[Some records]
====

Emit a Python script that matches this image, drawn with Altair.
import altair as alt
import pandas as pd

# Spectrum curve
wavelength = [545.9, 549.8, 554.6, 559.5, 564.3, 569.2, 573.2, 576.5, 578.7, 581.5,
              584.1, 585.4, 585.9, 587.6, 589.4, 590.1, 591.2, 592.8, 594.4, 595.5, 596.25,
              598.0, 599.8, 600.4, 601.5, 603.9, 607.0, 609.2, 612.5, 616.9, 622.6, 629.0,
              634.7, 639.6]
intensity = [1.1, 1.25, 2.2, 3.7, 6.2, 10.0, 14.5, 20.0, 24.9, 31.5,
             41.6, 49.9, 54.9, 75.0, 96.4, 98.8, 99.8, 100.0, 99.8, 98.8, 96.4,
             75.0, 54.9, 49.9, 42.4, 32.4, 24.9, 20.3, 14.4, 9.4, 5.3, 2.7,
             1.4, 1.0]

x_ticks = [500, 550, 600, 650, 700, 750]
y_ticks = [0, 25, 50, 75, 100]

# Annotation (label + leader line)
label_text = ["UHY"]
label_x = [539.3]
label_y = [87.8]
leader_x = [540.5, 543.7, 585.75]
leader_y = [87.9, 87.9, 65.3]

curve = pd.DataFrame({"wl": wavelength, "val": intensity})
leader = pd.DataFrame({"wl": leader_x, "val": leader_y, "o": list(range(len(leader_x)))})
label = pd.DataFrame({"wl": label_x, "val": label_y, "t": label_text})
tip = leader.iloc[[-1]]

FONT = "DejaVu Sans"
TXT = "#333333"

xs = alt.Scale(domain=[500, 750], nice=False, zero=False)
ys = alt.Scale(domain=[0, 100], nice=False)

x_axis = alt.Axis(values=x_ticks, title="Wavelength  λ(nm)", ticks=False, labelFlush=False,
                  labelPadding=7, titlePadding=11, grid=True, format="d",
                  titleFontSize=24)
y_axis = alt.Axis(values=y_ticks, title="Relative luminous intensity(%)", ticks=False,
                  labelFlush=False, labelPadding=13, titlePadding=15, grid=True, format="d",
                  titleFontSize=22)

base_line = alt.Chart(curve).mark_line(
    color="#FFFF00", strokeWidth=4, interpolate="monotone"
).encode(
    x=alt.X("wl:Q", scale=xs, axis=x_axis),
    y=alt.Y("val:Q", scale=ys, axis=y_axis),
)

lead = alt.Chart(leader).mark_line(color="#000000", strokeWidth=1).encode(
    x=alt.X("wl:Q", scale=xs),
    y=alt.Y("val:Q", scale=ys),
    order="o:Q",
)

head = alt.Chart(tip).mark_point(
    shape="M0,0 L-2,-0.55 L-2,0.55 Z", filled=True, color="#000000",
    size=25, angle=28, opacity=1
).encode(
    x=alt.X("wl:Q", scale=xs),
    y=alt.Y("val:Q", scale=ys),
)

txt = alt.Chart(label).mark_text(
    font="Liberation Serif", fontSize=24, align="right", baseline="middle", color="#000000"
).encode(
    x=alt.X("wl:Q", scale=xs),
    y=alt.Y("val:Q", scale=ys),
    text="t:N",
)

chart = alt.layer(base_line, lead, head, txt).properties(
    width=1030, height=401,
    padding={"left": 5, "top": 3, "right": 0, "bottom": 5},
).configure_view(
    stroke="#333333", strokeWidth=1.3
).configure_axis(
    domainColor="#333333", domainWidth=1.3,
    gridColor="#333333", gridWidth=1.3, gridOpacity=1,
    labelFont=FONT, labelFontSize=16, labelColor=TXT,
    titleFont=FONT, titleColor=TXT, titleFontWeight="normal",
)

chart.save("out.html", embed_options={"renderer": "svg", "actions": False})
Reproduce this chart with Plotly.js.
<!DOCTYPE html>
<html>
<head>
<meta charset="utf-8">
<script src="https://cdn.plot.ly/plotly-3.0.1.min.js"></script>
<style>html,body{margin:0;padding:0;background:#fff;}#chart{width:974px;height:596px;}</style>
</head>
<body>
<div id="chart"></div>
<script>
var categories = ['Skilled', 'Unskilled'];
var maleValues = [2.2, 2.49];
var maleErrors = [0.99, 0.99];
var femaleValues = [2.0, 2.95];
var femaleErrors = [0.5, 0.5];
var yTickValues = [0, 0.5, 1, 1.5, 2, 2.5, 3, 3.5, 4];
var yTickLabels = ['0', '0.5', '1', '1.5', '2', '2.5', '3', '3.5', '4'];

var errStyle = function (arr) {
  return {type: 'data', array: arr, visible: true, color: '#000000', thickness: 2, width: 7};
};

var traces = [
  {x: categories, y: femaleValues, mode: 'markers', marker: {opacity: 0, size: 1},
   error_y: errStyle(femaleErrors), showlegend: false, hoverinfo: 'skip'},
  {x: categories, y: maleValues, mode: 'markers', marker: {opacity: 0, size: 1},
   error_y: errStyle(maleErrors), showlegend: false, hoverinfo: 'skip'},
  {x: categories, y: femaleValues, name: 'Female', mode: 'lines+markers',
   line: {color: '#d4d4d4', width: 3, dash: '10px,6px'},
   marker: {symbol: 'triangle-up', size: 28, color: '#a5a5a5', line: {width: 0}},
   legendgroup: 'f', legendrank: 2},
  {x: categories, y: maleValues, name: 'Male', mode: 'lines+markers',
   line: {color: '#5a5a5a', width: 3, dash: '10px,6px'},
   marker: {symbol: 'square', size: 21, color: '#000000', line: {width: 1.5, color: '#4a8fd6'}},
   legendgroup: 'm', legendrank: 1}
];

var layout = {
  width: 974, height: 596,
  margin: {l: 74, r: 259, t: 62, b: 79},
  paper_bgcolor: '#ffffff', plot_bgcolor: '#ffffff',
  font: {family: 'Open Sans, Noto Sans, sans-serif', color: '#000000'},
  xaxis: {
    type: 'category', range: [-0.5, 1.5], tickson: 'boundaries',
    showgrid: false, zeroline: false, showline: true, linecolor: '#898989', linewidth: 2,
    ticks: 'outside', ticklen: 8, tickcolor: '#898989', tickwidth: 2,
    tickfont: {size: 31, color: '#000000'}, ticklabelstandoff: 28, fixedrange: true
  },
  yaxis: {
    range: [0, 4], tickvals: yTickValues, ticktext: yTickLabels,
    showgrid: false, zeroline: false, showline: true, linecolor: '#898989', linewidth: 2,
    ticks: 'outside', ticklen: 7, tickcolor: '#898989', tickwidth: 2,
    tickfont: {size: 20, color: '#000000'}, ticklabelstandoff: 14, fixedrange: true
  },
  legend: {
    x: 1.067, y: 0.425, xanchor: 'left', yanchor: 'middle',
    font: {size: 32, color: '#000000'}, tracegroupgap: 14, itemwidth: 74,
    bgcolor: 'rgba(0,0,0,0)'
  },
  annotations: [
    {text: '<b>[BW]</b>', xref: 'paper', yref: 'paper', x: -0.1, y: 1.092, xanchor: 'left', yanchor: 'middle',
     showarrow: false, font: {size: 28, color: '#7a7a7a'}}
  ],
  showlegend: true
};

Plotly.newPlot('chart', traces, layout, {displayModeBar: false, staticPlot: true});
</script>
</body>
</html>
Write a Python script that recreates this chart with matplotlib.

====

EXERCISE OBJECTIVE: Quote exactly the lines running from the start of the listing above through the line where "y_ticks = [0, 25, 50, 75, 100]" is found, and output no other lines.

ANSWER TO THIS EXERCISE:
Emit a Python script that matches this image, drawn with Altair.
import altair as alt
import pandas as pd

# Spectrum curve
wavelength = [545.9, 549.8, 554.6, 559.5, 564.3, 569.2, 573.2, 576.5, 578.7, 581.5,
              584.1, 585.4, 585.9, 587.6, 589.4, 590.1, 591.2, 592.8, 594.4, 595.5, 596.25,
              598.0, 599.8, 600.4, 601.5, 603.9, 607.0, 609.2, 612.5, 616.9, 622.6, 629.0,
              634.7, 639.6]
intensity = [1.1, 1.25, 2.2, 3.7, 6.2, 10.0, 14.5, 20.0, 24.9, 31.5,
             41.6, 49.9, 54.9, 75.0, 96.4, 98.8, 99.8, 100.0, 99.8, 98.8, 96.4,
             75.0, 54.9, 49.9, 42.4, 32.4, 24.9, 20.3, 14.4, 9.4, 5.3, 2.7,
             1.4, 1.0]

x_ticks = [500, 550, 600, 650, 700, 750]
y_ticks = [0, 25, 50, 75, 100]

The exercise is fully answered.